The NGO River Ocean Cleanup announced on September 17 that to celebrate this year’s day, the volunteers would clear up riverfront area on the Chroy Changvar peninsula near Sokha Phnom Penh Hotel. A German-designed garbage collection boat would clean up the river.

“This is a bold step towards protecting the future of our planet. We would like to thank our sponsors … and the Chroy Changvar district authorities and volunteers from other institutions,” it said.

Ministry of Environment spokesman Neth Pheaktra said the celebration would remind people of the need to clean up the environment and pay more attention to waste disposal.

“We need to make sure we are cleaning up the environment as often as we can, of course, but setting September 17 attracts people’s attention and reminds them of the importance of maintaining a clean, orderly city,” he said.

On September 17, the Ministry of Tourism also organised a campaign themed “Clean Cambodia, Green Cambodia: Celebrate World Cleanup Day”, which was attended by environment ministry officials and about 300 stakeholders.

According to an announcement, the campaign aims to encourage all stakeholders to participate in cleaning up the environment and creating a “green Cambodia” ahead of the 2023 Southeast Asian (SEA) Games.

Ken Serey Ratha, director-general of the environment ministry’s General Directorate of Environmental Knowledge and Information who participated in the campaign, said socio-economic growth in all areas had made people’s lives more prosperous and demanded a more civilised, beautiful, clean and green environment.

He said his general directorate has been organising a programme to “change the mindset of some Cambodian people so that they understand and participate in the implementation of environmental friendliness”.

He added that the event will encourage the local authorities to pay more attention to ensuring their villages and communes are hygienic and beautiful.
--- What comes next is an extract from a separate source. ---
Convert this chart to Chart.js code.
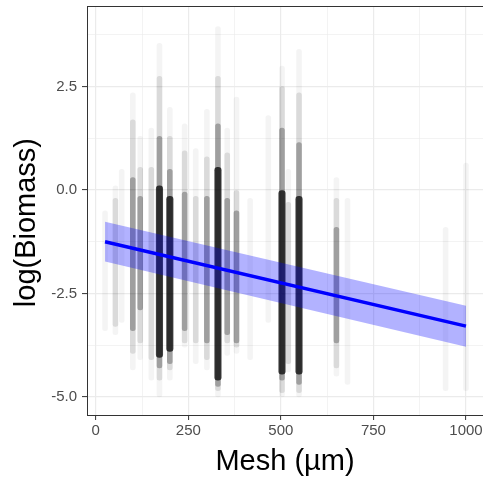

A community that is in harmony with its environment will be more attractive to national and international tourists, he said, adding that this was one of the benefits he expected the Clean Cambodia, Green Cambodia campaign to bring.

“As members of a prosperous society, it is our duty and responsibility to make sure the environment is hygienic, beautiful and clean,” he said.

According to a UNESCO report, about one million marine animals die each year after swallowing or becoming entangled in plastic litter in the ocean.

Plastics do not dissolve in the soil easily. Almost all of the plastic that has been produced in the past is still present. Eventually, rain, wind, and tides mean that almost all garbage that is thrown into rivers and lakes ends up in the sea, CSOs said.

Currently, Cambodia generates more than 10,000 tonnes of waste a day, 65 to 68 per cent of which is organic waste that can be processed into compost or fertiliser, while 10 per cent is solid waste and more than 20 per cent is plastic.